Cerca estaba el Namib Naukluft Lodge, en un lugar tan inhóspito como hermoso. Era la primera vez que estaba en un hotel sin vallado; detrás de mi habitación 200 km de desierto… ¿quién iba a venir? Pues sí que acudieron varias ardillas. Me di un breve remojón, ya que con el sol puesto la temperatura había caído en picado. Hice una cena más a base de carnes del país y me acosté pronto, ya que saldríamos hacia las dunas muy temprano.
No eran todavía las 5:00 del domingo cuando tomamos un café y salimos hacia Sossusvlei, la zona más visitada del Parque Nacional de Namib-Naukluft, Patrimonio de la Humanidad. Con los primeros rayos de sol las dunas tomaron unas tonalidades que me parecían irreales… creía estar soñando…
Íbamos parando en algunas dunas para tomar fotos. Nuestro guía-conductor, Antonio, había acompañado en ocasiones a fotógrafos de la National Geographic por toda Namibia y conocía muy bien el terreno. No paramos en la Duna 45, que parecía una feria, y nos encaminamos a la Big Daddy con sus 325 metros de altura. Por la cresta de la duna se ascendía con cierta facilidad. Calculo que subí hasta la cota 250; desde allí la panorámica era impresionante, sobre todo si miraba a Deadvlei, el lago seco.
El descenso fue muy divertido, ¡una gozada! A media bajada paré a tomar más fotos -¡imagínate el momentazo!- y después me vacié los zapatos de arena, otro espectáculo. Después di un paseo entre el silencio deslumbrante de los árboles muertos desde hacía siglos… y me hice la foto que he puesto de portada. Me había quedado mudo.

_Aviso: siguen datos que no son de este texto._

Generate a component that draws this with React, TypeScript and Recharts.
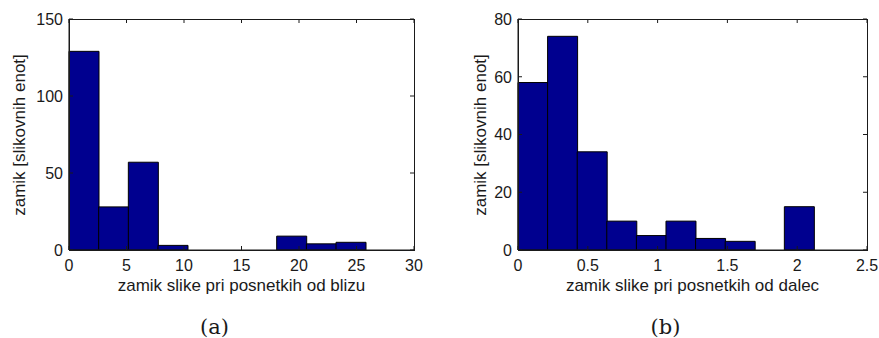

Para acabar la mañana bajamos al cañón de Sesriem, excavado por las aguas durante millones de años. Después de comer estupendamente en el Sossusvlei Lodge, en el que había hasta una especie de gazpacho 😉 , volvimos a nuestro lodge. Pasé la tarde en la piscina, descansando y rememorando los intensos momentos que había vivido esta semana.
El lunes 11, después de desayunar con todos los pajaritos y ardillas de aquel desierto, nos hicimos una foto y nos despedimos, ya que el grupo se disgregaba hacia varios destinos. A las 7:00 emprendí el regreso; 33 horas después llegué a mi casa.